Ахматова переводила иначе, — однако же своего Рильке 1910-х годов или шекспировского "Макбета" начала 1930-х она делала не только не по заказу -она их вовсе не для печати делала. В начале 1950-х годов ей стали заказывать в Гослитиздате (он же "Художественная литература") то "Марьон Делорм" Виктора Гюго, то поэму "Ли Сао" древнейшего из китайских классиков Цюй Юаня, поздней — корейских поэтов, позже — еще много чего, от древнеегипетской лирики до Габдуллы Тукая. Для истории литературы, быть может, и важно будет когда-нибудь узнать, сколько строчек в Гюго принадлежит Н. И. Харджиеву, сколько самой Ахматовой, но для читателей куда важней, что Ахматова эти переводы подписывала своим именем. Она дорожила им ничуть не меньше, чем Цветаева.

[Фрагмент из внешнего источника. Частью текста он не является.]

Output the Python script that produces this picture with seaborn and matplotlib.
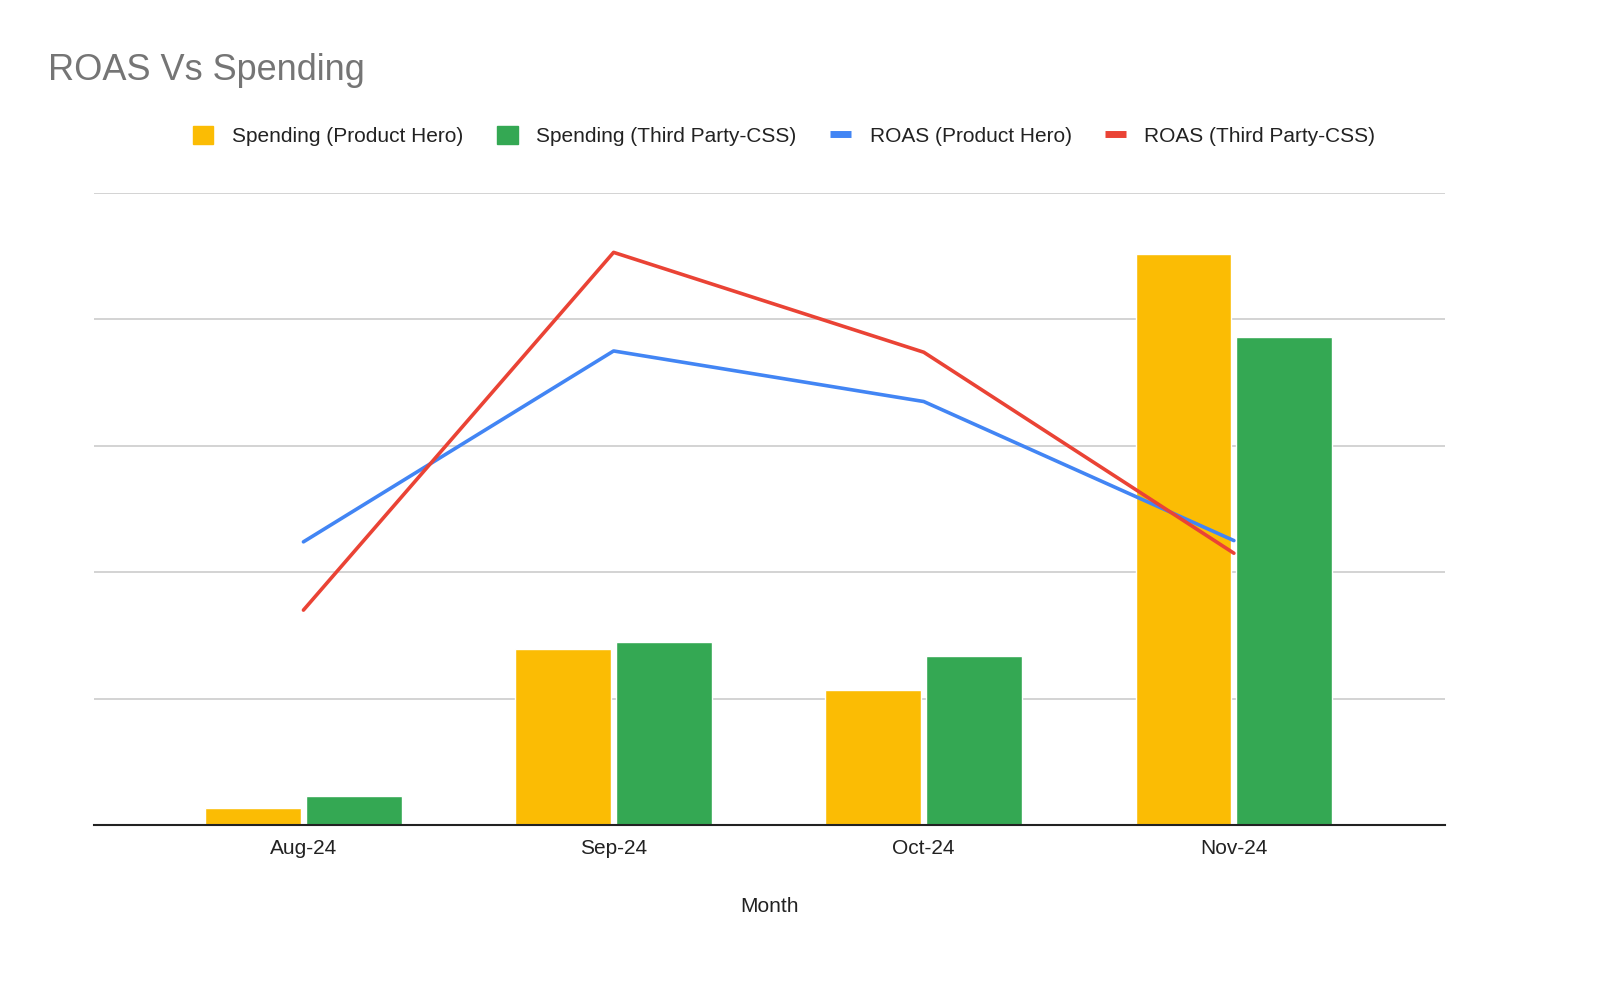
import matplotlib
matplotlib.use("Agg")
import matplotlib.pyplot as plt
import seaborn as sns
import pandas as pd
from matplotlib.patches import Patch
from matplotlib.lines import Line2D

months = ["Aug-24", "Sep-24", "Oct-24", "Nov-24"]
spend_ph = [0.134, 1.39, 1.07, 4.52]
spend_css = [0.23, 1.45, 1.34, 3.86]
roas_ph = [2.24, 3.75, 3.35, 2.25]
roas_css = [1.70, 4.53, 3.74, 2.15]

series_names = ["Spending (Product Hero)", "Spending (Third Party-CSS)",
                "ROAS (Product Hero)", "ROAS (Third Party-CSS)"]
colors = ["#FBBC04", "#34A853", "#4285F4", "#EA4335"]

sns.set_theme(style="white")
plt.rcParams['font.family'] = ['Liberation Sans', 'DejaVu Sans']

bars = pd.DataFrame({
    "Month": months * 2,
    "Value": spend_ph + spend_css,
    "Series": [series_names[0]] * 4 + [series_names[1]] * 4,
})
lines = pd.DataFrame({
    "Month": months * 2,
    "Value": roas_ph + roas_css,
    "Series": [series_names[2]] * 4 + [series_names[3]] * 4,
})

fig = plt.figure(figsize=(16, 9.86), dpi=100)
ax = fig.add_axes([0.059, 0.1633, 0.844, 0.641])

sns.barplot(data=bars, x="Month", y="Value", hue="Series",
            palette=colors[:2], width=0.65, gap=0.05, ax=ax,
            legend=False, saturation=1)

ax2 = ax.twinx()
sns.lineplot(data=lines, x="Month", y="Value", hue="Series",
             palette=colors[2:], linewidth=2.6, ax=ax2, legend=False, sort=False)
ax2.set_ylim(0, 5)
ax2.set_xlim(-0.674, 3.68)
ax2.axis("off")

ax.set_xlim(-0.674, 3.68)
ax.set_ylim(0, 5)
ax.set_yticks([1, 2, 3, 4, 5])
ax.yaxis.grid(True, color="#cccccc", linewidth=1.2)
ax.set_axisbelow(True)
ax.tick_params(axis="y", left=False, right=False, labelleft=False, length=0)
ax.tick_params(axis="x", bottom=False, length=0, labelsize=15, colors="#222222", pad=10)
for s in ["top", "right", "left"]:
    ax.spines[s].set_visible(False)
ax.spines["bottom"].set_color("#222222")
ax.spines["bottom"].set_linewidth(1.5)
ax.set_ylabel("")
ax.set_xlabel("Month", fontsize=15, color="#222222", labelpad=28)

fig.text(0.03, 0.929, "ROAS Vs Spending", fontsize=26, color="#757575",
         ha="left", va="center")

handles = [Patch(facecolor=colors[0], edgecolor=colors[0]),
           Patch(facecolor=colors[1], edgecolor=colors[1]),
           Line2D([0], [0], color=colors[2], linewidth=5, solid_capstyle="butt"),
           Line2D([0], [0], color=colors[3], linewidth=5, solid_capstyle="butt")]
fig.legend(handles, series_names, loc="center", bbox_to_anchor=(0.49, 0.862),
           ncol=4, frameon=False, fontsize=15, handlelength=1.0,
           handleheight=1.0, columnspacing=1.6, handletextpad=0.9,
           labelcolor="#222222")

fig.savefig("out.png", dpi=100, facecolor="white")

"Из Гете, как из гетто..." — не просто красное словцо с аллитерацией, а полное непонимание того, зачем вообще существует поэтический перевод. Мне доводилось встречать людей, ненавидящих верлибр, знаю многих, кто терпеть не может сонета, иным неискушенным редакторам четырехстопный хорей кажется частушечным размером, ну, а дальше можно вспомнить и крик известной поэтессы на молодого поэта: "Как вы можете писать "будто"! Это такое отвратительное слово! Только "словно"! Как вы не чувствуете, у вас нет слуха!.." Ненависть к поэтическим переводам — из той же области, и та же ей цена.
Я вовсе не хочу доказать, что переводами поэты занимались из чистой любви к искусству, — хотя этого тоже полным-полно. Деньги часто определяли — кого именно будет переводить Цветаева или, к примеру, "репатриированный" Северянин. В Гослитиздате (после раздела Польши между Сталиным и Гитлером) готовилось сразу несколько книг — Мицкевич, антология еврейской поэзии Западной Белоруссии — книги не были изданы, готовые к печати рукописи исчезли вместе с вывезенным в Красноуфимск архивом издательства, но для нас сейчас важно, что работа над этими книгами была окончена.